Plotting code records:
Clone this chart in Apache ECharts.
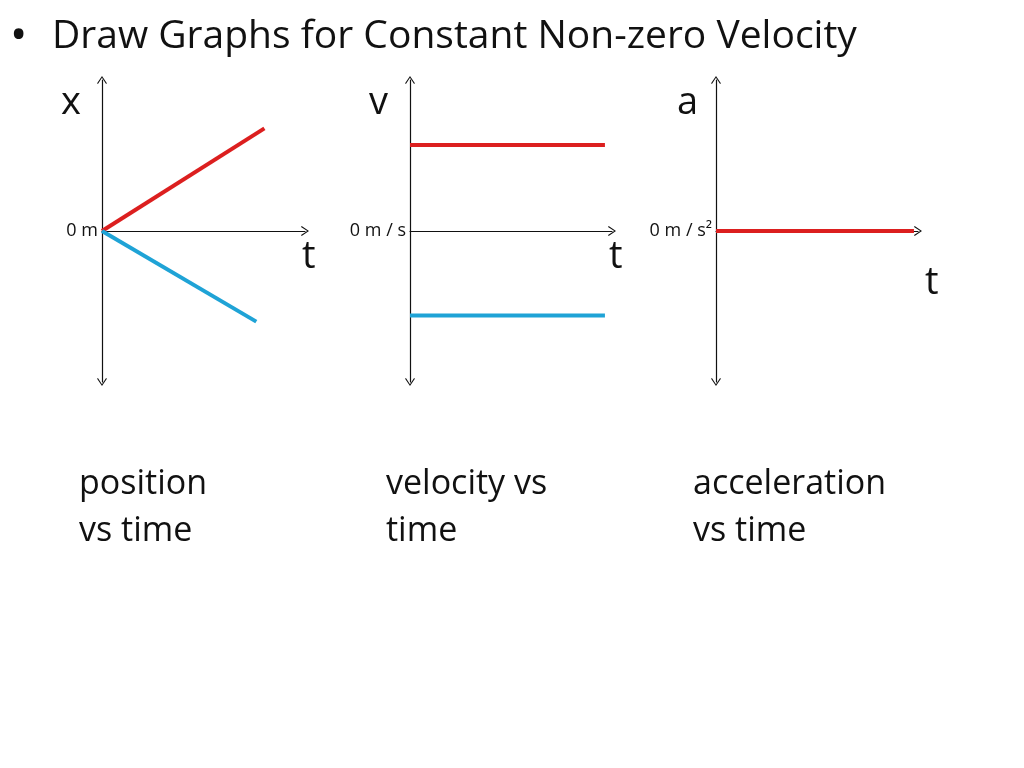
<!DOCTYPE html>
<html><head><meta charset="utf-8">
<script src="https://cdn.jsdelivr.net/npm/echarts@6/dist/echarts.min.js"></script>
<style>html,body{margin:0;padding:0;background:#fff}#c{width:1024px;height:768px}</style>
</head><body><div id="c"></div>
<script>
const titleText = 'Draw Graphs for Constant Non-zero Velocity';
const axisNames = ['x', 'v', 'a'];
const timeName = 't';
const zeroLabels = ['0 m', '0 m / s', '0 m / s\u00B2'];
const captions = ['position\nvs time', 'velocity vs\ntime', 'acceleration\nvs time'];
// [t, value] pairs (axis range t 0..10, value -1..1)
const posRed = [[0, 0], [8, 0.68]];
const posBlue = [[0, 0], [7.6, -0.6]];
const velRed = [[0, 0.57], [9.65, 0.57]];
const velBlue = [[0, -0.56], [9.65, -0.56]];
const accRed = [[0, 0], [9.8, 0]];

const RED = '#dc1f1f', BLUE = '#1fa3d6', FONT = '"Open Sans"';
const chev = 'path://M0 9 L6 0 L12 9 L11 9.8 L6 2.2 L1 9.8 Z';
const lefts = [102, 410, 716];
const widths = [203, 202, 202];

const grids = lefts.map((l, i) => ({left: l, top: 80, width: widths[i], height: 302}));
const xAxes = grids.map((g, i) => ({
  type: 'value', gridIndex: i, min: 0, max: 10,
  axisLine: {show: true, onZero: true, symbol: ['none', chev], symbolSize: [13, 8],
    lineStyle: {color: '#111', width: 1.2}},
  axisTick: {show: false}, axisLabel: {show: false}, splitLine: {show: false}
}));
const yAxes = grids.map((g, i) => ({
  type: 'value', gridIndex: i, min: -1, max: 1, interval: 1,
  axisLine: {show: true, symbol: [chev, chev], symbolSize: [13, 8],
    lineStyle: {color: '#111', width: 1.2}},
  axisTick: {show: false}, splitLine: {show: false},
  axisLabel: {show: true, margin: 4, color: '#111', fontFamily: 'Open Sans', fontSize: 18,
    formatter: v => v === 0 ? zeroLabels[i] : ''}
}));
const line = (data, color, idx) => ({
  type: 'line', xAxisIndex: idx, yAxisIndex: idx, data: data, symbol: 'none',
  lineStyle: {color: color, width: 4}, z: 3
});
const series = [
  line(posRed, RED, 0), line(posBlue, BLUE, 0),
  line(velRed, RED, 1), line(velBlue, BLUE, 1),
  line(accRed, RED, 2)
];
const bigText = (x, y, t, size) => ({type: 'text', left: x, top: y,
  style: {text: t, font: size + 'px ' + FONT, fill: '#111'}});
const capText = (x, t) => ({type: 'text', left: x, top: 461,
  style: {text: t, font: '34px ' + FONT, fill: '#111', lineHeight: 47}});
const graphic = [
  bigText(10, 14, '\u2022', 46),
  bigText(61, 84, axisNames[0], 38), bigText(369, 84, axisNames[1], 38), bigText(677, 84, axisNames[2], 38),
  bigText(302, 238, timeName, 38), bigText(609, 238, timeName, 38), bigText(925, 264, timeName, 38),
  capText(79, captions[0]), capText(386, captions[1]), capText(693, captions[2])
];
const chart = echarts.init(document.getElementById('c'), null, {renderer: 'canvas'});
chart.setOption({
  backgroundColor: '#fff', animation: false,
  title: {text: titleText, left: 47, top: 12, textStyle: {fontFamily: 'Open Sans', fontSize: 39, fontWeight: 'normal', color: '#111'}},
  grid: grids, xAxis: xAxes, yAxis: yAxes, series: series, graphic: graphic
});
</script></body></html>
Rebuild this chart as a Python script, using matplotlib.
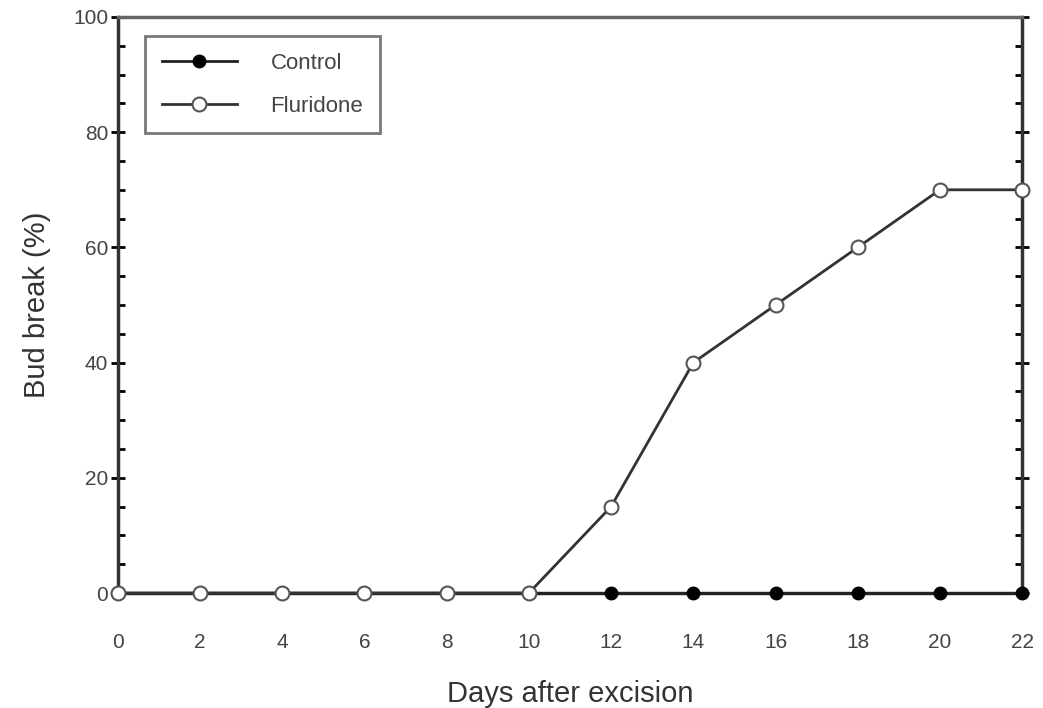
import matplotlib
matplotlib.use("Agg")
import matplotlib.pyplot as plt
from matplotlib.ticker import MultipleLocator

days = [0, 2, 4, 6, 8, 10, 12, 14, 16, 18, 20, 22]
control = [0, 0, 0, 0, 0, 0, 0, 0, 0, 0, 0, 0]
fluridone = [0, 0, 0, 0, 0, 0, 15, 40, 50, 60, 70, 70]

plt.rcParams["font.family"] = ["Liberation Sans", "DejaVu Sans"]

fig = plt.figure(figsize=(10.43, 7.08), dpi=100)
ax = fig.add_axes([0.113, 0.1624, 0.867, 0.8136])

ax.plot(days, control, color="#222222", linewidth=2, marker="o", markersize=9,
        markerfacecolor="black", markeredgecolor="black", label="Control",
        zorder=3, clip_on=False)
ax.plot(days, fluridone, color="#333333", linewidth=2, marker="o", markersize=10,
        markerfacecolor="white", markeredgecolor="#555555", markeredgewidth=1.5,
        label="Fluridone", zorder=4, clip_on=False)

ax.set_xlim(0, 22)
ax.set_ylim(0, 100)
ax.set_xticks(days)
ax.set_yticks(range(0, 101, 20))
ax.yaxis.set_minor_locator(MultipleLocator(5))

ax.tick_params(axis="x", length=0, pad=29, labelsize=15, colors="#444444")
ax.tick_params(axis="y", which="major", direction="inout", length=10, width=2,
               left=True, right=True, labelsize=15, labelcolor="#444444", pad=2)
ax.tick_params(axis="y", which="minor", direction="in", length=5, width=2,
               left=True, right=True)

for side in ["left", "right", "top", "bottom"]:
    ax.spines[side].set_linewidth(2.5)
    ax.spines[side].set_color("#333333")
ax.spines["top"].set_color("#666666")

ax.set_xlabel("Days after excision", fontsize=21, color="#333333", labelpad=20)
ax.set_ylabel("Bud break (%)", fontsize=21, color="#333333", labelpad=16)

leg = ax.legend(loc="upper left", bbox_to_anchor=(0.025, 0.975), fontsize=16,
                frameon=True, fancybox=False, edgecolor="#555555",
                handlelength=3.4, handletextpad=1.5, borderpad=0.75,
                labelspacing=1.0, borderaxespad=0.2)
leg.get_frame().set_linewidth(2)
for t in leg.get_texts():
    t.set_color("#444444")

fig.savefig("out.png", dpi=100)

● **Task brief**
Your task is to repeat the data above exactly while excluding the pictures.

● **Solution for this problem**
Clone this chart in Apache ECharts.
<!DOCTYPE html>
<html><head><meta charset="utf-8">
<script src="https://cdn.jsdelivr.net/npm/echarts@6/dist/echarts.min.js"></script>
<style>html,body{margin:0;padding:0;background:#fff}#c{width:1024px;height:768px}</style>
</head><body><div id="c"></div>
<script>
const titleText = 'Draw Graphs for Constant Non-zero Velocity';
const axisNames = ['x', 'v', 'a'];
const timeName = 't';
const zeroLabels = ['0 m', '0 m / s', '0 m / s\u00B2'];
const captions = ['position\nvs time', 'velocity vs\ntime', 'acceleration\nvs time'];
// [t, value] pairs (axis range t 0..10, value -1..1)
const posRed = [[0, 0], [8, 0.68]];
const posBlue = [[0, 0], [7.6, -0.6]];
const velRed = [[0, 0.57], [9.65, 0.57]];
const velBlue = [[0, -0.56], [9.65, -0.56]];
const accRed = [[0, 0], [9.8, 0]];

const RED = '#dc1f1f', BLUE = '#1fa3d6', FONT = '"Open Sans"';
const chev = 'path://M0 9 L6 0 L12 9 L11 9.8 L6 2.2 L1 9.8 Z';
const lefts = [102, 410, 716];
const widths = [203, 202, 202];

const grids = lefts.map((l, i) => ({left: l, top: 80, width: widths[i], height: 302}));
const xAxes = grids.map((g, i) => ({
  type: 'value', gridIndex: i, min: 0, max: 10,
  axisLine: {show: true, onZero: true, symbol: ['none', chev], symbolSize: [13, 8],
    lineStyle: {color: '#111', width: 1.2}},
  axisTick: {show: false}, axisLabel: {show: false}, splitLine: {show: false}
}));
const yAxes = grids.map((g, i) => ({
  type: 'value', gridIndex: i, min: -1, max: 1, interval: 1,
  axisLine: {show: true, symbol: [chev, chev], symbolSize: [13, 8],
    lineStyle: {color: '#111', width: 1.2}},
  axisTick: {show: false}, splitLine: {show: false},
  axisLabel: {show: true, margin: 4, color: '#111', fontFamily: 'Open Sans', fontSize: 18,
    formatter: v => v === 0 ? zeroLabels[i] : ''}
}));
const line = (data, color, idx) => ({
  type: 'line', xAxisIndex: idx, yAxisIndex: idx, data: data, symbol: 'none',
  lineStyle: {color: color, width: 4}, z: 3
});
const series = [
  line(posRed, RED, 0), line(posBlue, BLUE, 0),
  line(velRed, RED, 1), line(velBlue, BLUE, 1),
  line(accRed, RED, 2)
];
const bigText = (x, y, t, size) => ({type: 'text', left: x, top: y,
  style: {text: t, font: size + 'px ' + FONT, fill: '#111'}});
const capText = (x, t) => ({type: 'text', left: x, top: 461,
  style: {text: t, font: '34px ' + FONT, fill: '#111', lineHeight: 47}});
const graphic = [
  bigText(10, 14, '\u2022', 46),
  bigText(61, 84, axisNames[0], 38), bigText(369, 84, axisNames[1], 38), bigText(677, 84, axisNames[2], 38),
  bigText(302, 238, timeName, 38), bigText(609, 238, timeName, 38), bigText(925, 264, timeName, 38),
  capText(79, captions[0]), capText(386, captions[1]), capText(693, captions[2])
];
const chart = echarts.init(document.getElementById('c'), null, {renderer: 'canvas'});
chart.setOption({
  backgroundColor: '#fff', animation: false,
  title: {text: titleText, left: 47, top: 12, textStyle: {fontFamily: 'Open Sans', fontSize: 39, fontWeight: 'normal', color: '#111'}},
  grid: grids, xAxis: xAxes, yAxis: yAxes, series: series, graphic: graphic
});
</script></body></html>
Rebuild this chart as a Python script, using matplotlib.
import matplotlib
matplotlib.use("Agg")
import matplotlib.pyplot as plt
from matplotlib.ticker import MultipleLocator

days = [0, 2, 4, 6, 8, 10, 12, 14, 16, 18, 20, 22]
control = [0, 0, 0, 0, 0, 0, 0, 0, 0, 0, 0, 0]
fluridone = [0, 0, 0, 0, 0, 0, 15, 40, 50, 60, 70, 70]

plt.rcParams["font.family"] = ["Liberation Sans", "DejaVu Sans"]

fig = plt.figure(figsize=(10.43, 7.08), dpi=100)
ax = fig.add_axes([0.113, 0.1624, 0.867, 0.8136])

ax.plot(days, control, color="#222222", linewidth=2, marker="o", markersize=9,
        markerfacecolor="black", markeredgecolor="black", label="Control",
        zorder=3, clip_on=False)
ax.plot(days, fluridone, color="#333333", linewidth=2, marker="o", markersize=10,
        markerfacecolor="white", markeredgecolor="#555555", markeredgewidth=1.5,
        label="Fluridone", zorder=4, clip_on=False)

ax.set_xlim(0, 22)
ax.set_ylim(0, 100)
ax.set_xticks(days)
ax.set_yticks(range(0, 101, 20))
ax.yaxis.set_minor_locator(MultipleLocator(5))

ax.tick_params(axis="x", length=0, pad=29, labelsize=15, colors="#444444")
ax.tick_params(axis="y", which="major", direction="inout", length=10, width=2,
               left=True, right=True, labelsize=15, labelcolor="#444444", pad=2)
ax.tick_params(axis="y", which="minor", direction="in", length=5, width=2,
               left=True, right=True)

for side in ["left", "right", "top", "bottom"]:
    ax.spines[side].set_linewidth(2.5)
    ax.spines[side].set_color("#333333")
ax.spines["top"].set_color("#666666")

ax.set_xlabel("Days after excision", fontsize=21, color="#333333", labelpad=20)
ax.set_ylabel("Bud break (%)", fontsize=21, color="#333333", labelpad=16)

leg = ax.legend(loc="upper left", bbox_to_anchor=(0.025, 0.975), fontsize=16,
                frameon=True, fancybox=False, edgecolor="#555555",
                handlelength=3.4, handletextpad=1.5, borderpad=0.75,
                labelspacing=1.0, borderaxespad=0.2)
leg.get_frame().set_linewidth(2)
for t in leg.get_texts():
    t.set_color("#444444")

fig.savefig("out.png", dpi=100)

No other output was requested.